I can imagine, that this title evokes the ancient story of Icarus and his father Daedalus with their flight and plight, trying to escape their imprisonment in the infamous “Laborintus”. This great epos doesn’t only tell us a fascinating story from a distant past. It symbolizes the eternal desire of human beings for freedom in its physical, spiritual or any other imaginable form.
Dancers, and their way of life, is also a strange kind of an imprisonment. They find themselves in a solitary confinement, they are captured within their own body, with which they express themselves and which they exhibit as a “Work of Art”. For centuries, their art has been defined by their desire to defy gravity. They jump, they spin, and they lift and throw each other into the air. All these activities, viewed by an unengaged spectator will be most probably classified as irrational, useless and out of touch with reality, to say the least.
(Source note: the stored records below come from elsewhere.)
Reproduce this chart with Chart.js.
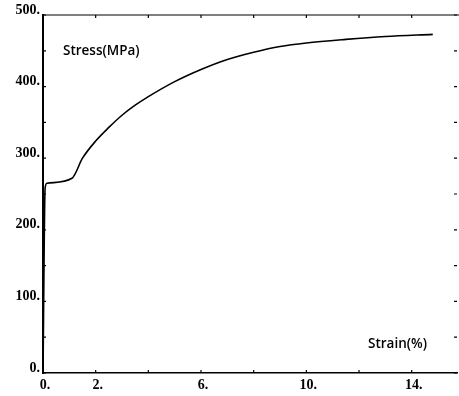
<!DOCTYPE html>
<html>
<head>
<meta charset="utf-8">
<script src="https://cdn.jsdelivr.net/npm/chart.js@4"></script>
<style>
  html, body { margin: 0; padding: 0; background: #fff; }
</style>
</head>
<body>
<canvas id="chart" width="459" height="396"></canvas>
<script>
// Strain (%) and stress (MPa)
const strain = [0, 0.08, 0.15, 1.1, 1.5, 2.0, 2.5, 3.0, 3.5, 4.0, 5.0, 6.0, 7.0, 8.0, 9.0, 10.0, 11.5, 13.0, 14.8];
const stress = [0, 258, 265, 272, 300, 324, 343, 360, 374, 386, 407, 424, 438, 448, 456, 461, 466, 470, 473];

// Tick labels shown on each axis
const xLabels = [0, 2, 6, 10, 14];
const yLabels = [0, 100, 200, 300, 400, 500];

const tickFont = { family: "Liberation Serif", size: 14, weight: "bold" };

// Inward tick marks, top border and the in-plot axis captions
const framePlugin = {
  id: "frame",
  afterDraw(chart) {
    const c = chart.ctx;
    const a = chart.chartArea;
    const xs = chart.scales.x;
    const ys = chart.scales.y;
    c.save();
    c.strokeStyle = "#000";
    c.lineWidth = 1.2;
    // top border
    c.beginPath();
    c.moveTo(a.left, a.top);
    c.lineTo(chart.width, a.top);
    c.stroke();
    // x ticks (bottom up, top down)
    xs.ticks.forEach((t) => {
      const px = xs.getPixelForValue(t.value);
      c.beginPath();
      c.moveTo(px, a.bottom);
      c.lineTo(px, a.bottom - 3);
      c.moveTo(px, a.top);
      c.lineTo(px, a.top + 3);
      c.stroke();
    });
    // y ticks (left and right, inward)
    ys.ticks.forEach((t) => {
      const py = ys.getPixelForValue(t.value);
      c.beginPath();
      c.moveTo(a.left, py);
      c.lineTo(a.left + 3, py);
      c.moveTo(a.right, py);
      c.lineTo(a.right - 3, py);
      c.stroke();
    });
    // captions
    c.fillStyle = "#000";
    c.font = "600 13.5px 'Open Sans'";
    c.textBaseline = "middle";
    c.textAlign = "left";
    c.fillText("Stress(MPa)", a.left + 20, a.top + 36);
    c.textAlign = "right";
    c.fillText("Strain(%)", a.right - 30, a.bottom - 29);
    c.restore();
  },
};

const ctx = document.getElementById("chart").getContext("2d");
const myChart = new Chart(ctx, {
  type: "line",
  data: {
    datasets: [
      {
        label: "Stress",
        data: strain.map((s, i) => ({ x: s, y: stress[i] })),
        borderColor: "#000",
        borderWidth: 1.6,
        pointRadius: 0,
        fill: false,
        cubicInterpolationMode: "monotone",
      },
    ],
  },
  options: {
    responsive: false,
    animation: false,
    layout: { padding: { top: 15, right: 2, left: 0, bottom: 0 } },
    plugins: {
      legend: { display: false },
      tooltip: { enabled: false },
    },
    scales: {
      x: {
        type: "linear",
        min: 0,
        max: 15.72,
        afterFit: (scale) => { scale.height = 23; },
        grid: { display: false, drawTicks: false },
        border: { display: true, color: "#000", width: 1.5 },
        ticks: {
          stepSize: 2,
          includeBounds: false,
          padding: 4,
          labelOffset: 2,
          color: "#000",
          font: tickFont,
          maxRotation: 0,
          autoSkip: false,
          callback: (v) => (xLabels.includes(v) ? v + "." : ""),
        },
      },
      y: {
        min: 0,
        max: 500,
        afterFit: (scale) => { scale.width = 43; },
        grid: { display: false, drawTicks: false },
        border: { display: true, color: "#000", width: 2 },
        ticks: {
          stepSize: 50,
          padding: 3,
          labelOffset: -5,
          color: "#000",
          font: tickFont,
          autoSkip: false,
          callback: (v) => (yLabels.includes(v) ? v + "." : ""),
        },
      },
    },
  },
  plugins: [framePlugin],
});
</script>
</body>
</html>
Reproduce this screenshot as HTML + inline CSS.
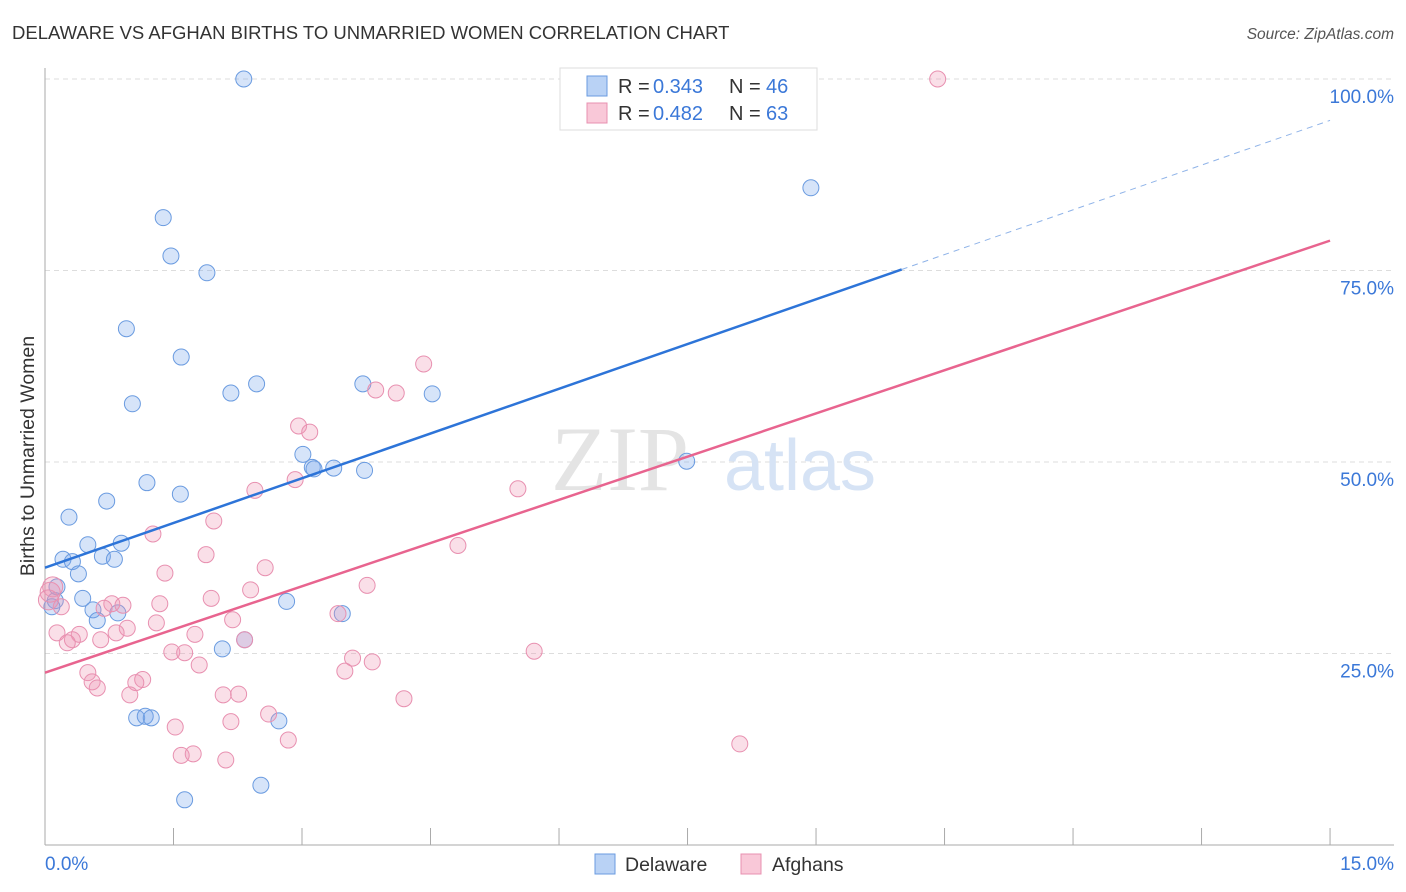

“Wings of wax” is an attempt to show not only the rationality of laws, which govern the technique of the dancers, but by equal measure to show the spiritual and emotional value of these physical exercises. The interdependence and trust amongst the dancers in this work is of essential importance. All the activities, seen in this work, represent time, space, or environment, in which strength, weaknesses, doubts, aggressions or failures are allowed to coexist. In fact it is a stylized and amplified portrait of many of our everyday struggles.